Pour Hasna ben Slimane, membre de l’instance, « les sanctions électorales ne sont prises que lorsqu’un candidat gagne des élections ». Concernant Nabil Karoui, considérant qu’il n’a pas remporté le scrutin, selon la loi électorale, « il est donc nul et non avenu que nous prenions des sanctions contre lui ».
Néanmoins, la qualification de Nabil Karoui au deuxième tour pourrait-elle être considérée comme une influence notable sur le résultat définitif des élections présidentielles ?
« Il est important de définir ce que l’influence notable sur le résultat des élections signifie. Tout ce que nous pouvons faire est transmettre un dossier à la Cour des comptes ou à la justice en indiquant que nous avons des soupçons de crime qui pèsent sur un cas en particulier. »
La seule femme élue par les parlementaires au conseil de l’instance réitère son appel à la société civile et à la presse : « Il est important de questionner l’ISIE sur l’avancement des dossiers transmis à la justice. »

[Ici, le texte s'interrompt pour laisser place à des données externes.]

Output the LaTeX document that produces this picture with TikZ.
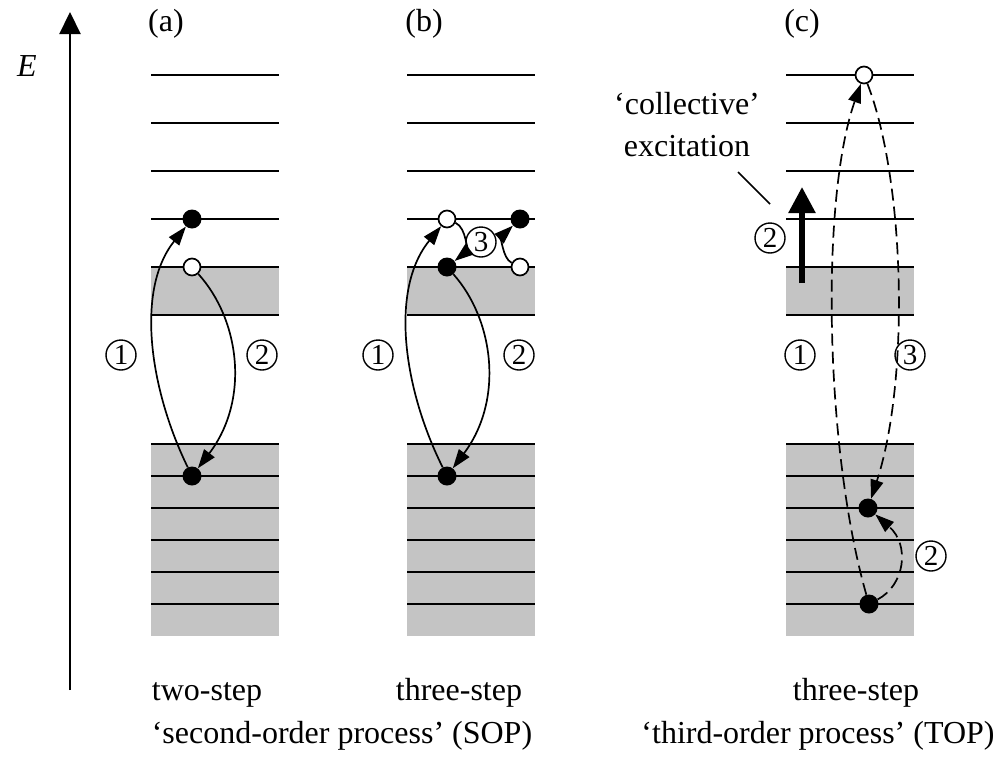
\documentclass[tikz,border=0pt]{standalone}
\usepackage{fontspec}
\setmainfont{Liberation Serif}
\usetikzlibrary{arrows.meta}
\definecolor{ink}{HTML}{000000}
\definecolor{band}{HTML}{C4C4C4}
\newcommand{\figfontsize}{\fontsize{32}{42}\selectfont}
\tikzset{
  every picture/.style = {font=\figfontsize, line join=round},
  level/.style         = {line width=2pt, ink},
  curve/.style         = {line width=1.7pt, ink, -{Triangle[length=19pt, width=13pt]}},
  dashcurve/.style     = {curve, dash pattern=on 12pt off 6pt},
  full/.style          = {circle, fill=ink, inner sep=0pt, minimum size=19pt},
  hole/.style          = {circle, draw=ink, fill=white, line width=1.7pt, inner sep=0pt, minimum size=17pt},
  num/.style           = {circle, draw=ink, line width=1.4pt, inner sep=0pt, minimum size=30pt,
                          font=\fontsize{29}{29}\selectfont},
}

\begin{document}
\begin{tikzpicture}[x=1pt, y=-1pt]
  \useasboundingbox (0,0) rectangle (999,758);
  \def\W{128}   % width of a level column

  % ---------- bands and levels ------------------------------------------------
  \foreach \x in {151,407,786} {
    \fill[band] (\x,267) rectangle ++(\W,48);
    \fill[band] (\x,444) rectangle ++(\W,192);
    \foreach \y in {75,123,171,219,267,315}
      \draw[level] (\x,\y) -- ++(\W,0);
    \foreach \y in {444,476,...,604}
      \draw[level] (\x,\y) -- ++(\W,0);
  }

  % energy axis
  \coordinate (Ebot) at (70,690);
  \coordinate (Etop) at (70,12);
  \draw[line width=2.2pt, ink, -{Triangle[length=22pt, width=21pt]}] (Ebot) -- (Etop);
  \node (Elab) at (27,66) {\itshape E};

  \node[anchor=base] (la) at (166,31) {(a)};
  \node[anchor=base] (lb) at (424,31) {(b)};
  \node[anchor=base] (lc) at (802,31) {(c)};

  % ---------- (a): two-step -----------------------------------------------------
  \node[full] (aUp)   at (192,219) {};
  \node[hole] (aHole) at (192,267) {};
  \node[full] (aLow)  at (192,476) {};
  \draw[curve] (aLow)  .. controls (150,390) and (135,290) .. (aUp);
  \draw[curve] (aHole) .. controls (240,320) and (250,400) .. (aLow);
  \node[num] (a1) at (121,355) {1};
  \node[num] (a2) at (262,355) {2};

  % ---------- (b): three-step ---------------------------------------------------
  \node[hole] (bUpL)  at (447,219) {};
  \node[full] (bMidL) at (447,267) {};
  \node[full] (bUpR)  at (520,219) {};
  \node[hole] (bMidR) at (520,267) {};
  \node[full] (bLow)  at (447,476) {};
  \draw[curve] (bLow)  .. controls (404,390) and (389,290) .. (bUpL);
  \draw[curve] (bMidL) .. controls (494,320) and (504,400) .. (bLow);
  \draw[curve] (bUpL)  .. controls (467,228) and (466,252) .. (bMidL);
  \draw[curve] (bMidR) .. controls (502,258) and (502,236) .. (bUpR);
  \node[num] (b1) at (378,355) {1};
  \node[num] (b2) at (519,355) {2};
  \node[num] (b3) at (481,242) {3};

  % ---------- (c): three-step, collective -------------------------------------
  \node[hole] (cTop) at (864,75) {};
  \node[full] (cMid) at (868,508) {};
  \node[full] (cLow) at (869,604) {};
  \draw[dashcurve] (cLow) .. controls (825,450) and (820,200) .. (cTop);
  \draw[dashcurve] (cTop) .. controls (905,180) and (910,380) .. (cMid);
  \draw[dashcurve] (cLow) .. controls (905,585) and (910,545) .. (cMid);
  \node[num] (c1)  at (800,355) {1};
  \node[num] (c3)  at (910,355) {3};
  \node[num] (c2b) at (931,556) {2};

  \coordinate (exS) at (802,283);
  \coordinate (exE) at (802,187);
  \draw[line width=5.5pt, ink, -{Triangle[length=26pt, width=26pt]}] (exS) -- (exE);
  \node[num] (c2a) at (770,238) {2};
  \node[align=center] (coll) at (687,125) {`collective'\\excitation};
  \coordinate (lead1) at (738,172);
  \coordinate (lead2) at (770,204);
  \draw[line width=1.6pt, ink] (lead1) -- (lead2);

  % ---------- captions ------------------------------------------------------------
  \node[anchor=base] (ta) at (207,700) {two-step};
  \node[anchor=base] (tb) at (459,700) {three-step};
  \node[anchor=base] (tc) at (856,700) {three-step};
  \node[anchor=base] (sop) at (342,743) {`second-order process' (SOP)};
  \node[anchor=base] (top) at (818,743) {`third-order process' (TOP)};
\end{tikzpicture}
\end{document}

Alors qu’elle est souvent dépeinte comme un pays sur le bord du précipice, la Tunisie connaît une vie politique mouvementée où l’attachement au jeu démocratique est manifeste. En effet, la confiance dans le processus électoral est répandue ; quant à la remise en cause des institutions, elle demeure subsidiaire.
Les deux magistrates administrative et financière estiment qu’une évolution du cadre légal est nécessaire. Mais pas à n’importe quel prix. En effet, des amendements de la loi électorale proposés par le gouvernement de Youssef Chahed ont bel et bien été adoptés durant le printemps 2019 par l’assemblée, mais ils n’ont jamais été promulgués par l’ex-président de la République Béji Caïd Essebsi.
L’objectif était de couper la voie aux candidats ayant tiré bénéfice d’une activité caritative ou associative ou à ceux dont le casier judiciaire n’était pas vierge. En ligne de mire Nabil Karoui et l’actuelle députée de Bizerte Olfa Terras-Rambourg, entre autres.
Mais la forme est importante aux yeux de Fadhila Gargouri. « La Cour des comptes a été parmi les premières à appeler à la séparation de la vie associative et de la vie politique en 2014. Mais on ne change pas la règle du jeu à quelques semaines du scrutin. » Ceci étant dit, ajoute-t-elle, « il n’est jamais trop tard pour bien faire, encore faut-il que ce soit dans les règles de l’art ».